HALL, Sir James. On the Revolutions of the Earth's Surface. Edinburgh: Transactions of the Royal Society of Edinburgh, 1815.
4to. Recently bound in linen backed light blue paper-covered boards; pp. 139-211, 4 plates (one with handcolouring); fourth plate repaired to fore-edge, otherwise near fine.
First edition, disbound from Volume VII of the Transactions. This is a highly important paper, delivered to the Society in 1812, by Sir James Hall (1761-1832). It "demonstrates his powers of observation in the field and records a further attempt to reproduce a geological process experimentally" (DSB). A friend of James Hutton at Edinburgh University, he was an early supporter of Hutton's then radical notion that crystalline rocks had cooled from hot liquids generated deep within the earth.

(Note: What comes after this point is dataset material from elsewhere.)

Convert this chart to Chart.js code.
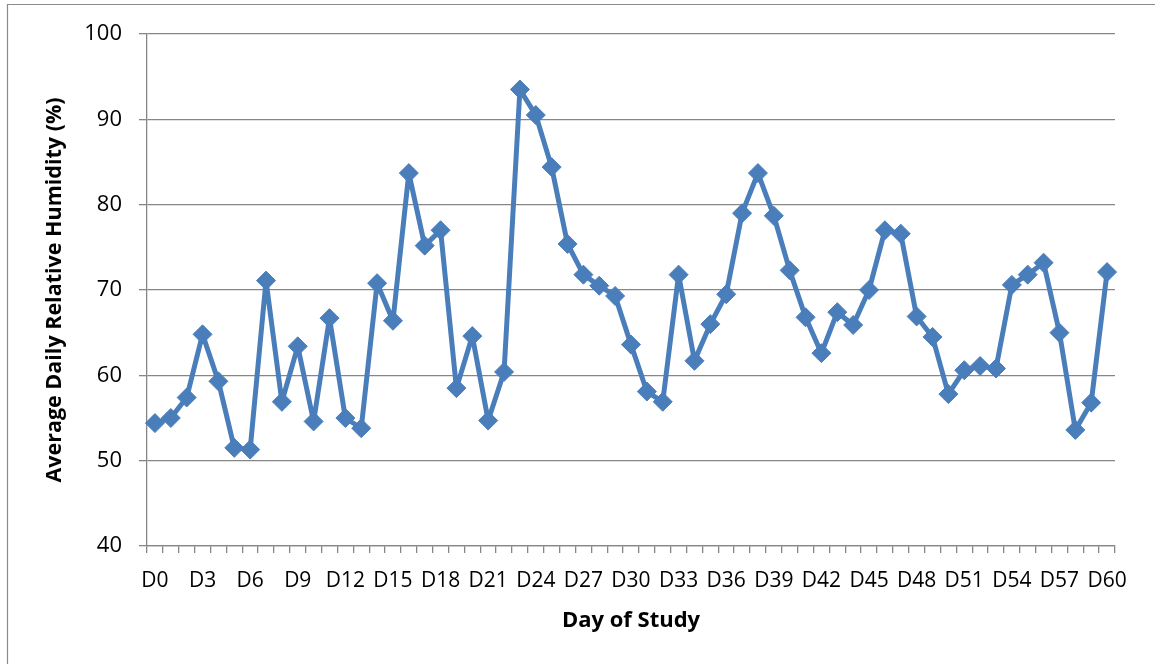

By the time of this paper he was moving beyond Hutton: " he took up the ideas of De Saussure and Pallas, suggesting that the earth's surface is reshaped and recycled, not by the ordinary processes of erosion as Hutton believed, but by immense tidal waves. These he attempted to simulate ‘with explosions of some pounds of gunpowder under water’ (J. Hall, ‘Revolutions’, 156). Among the phenomena which he sought to explain were erratic boulders and slickensides" (ODNB). His work was instrumental in establishing the theories of Hutton as the new geological mainstream, rather than the conflicting ideas of Werner, and cemented his own claim as the founder of experimental geology.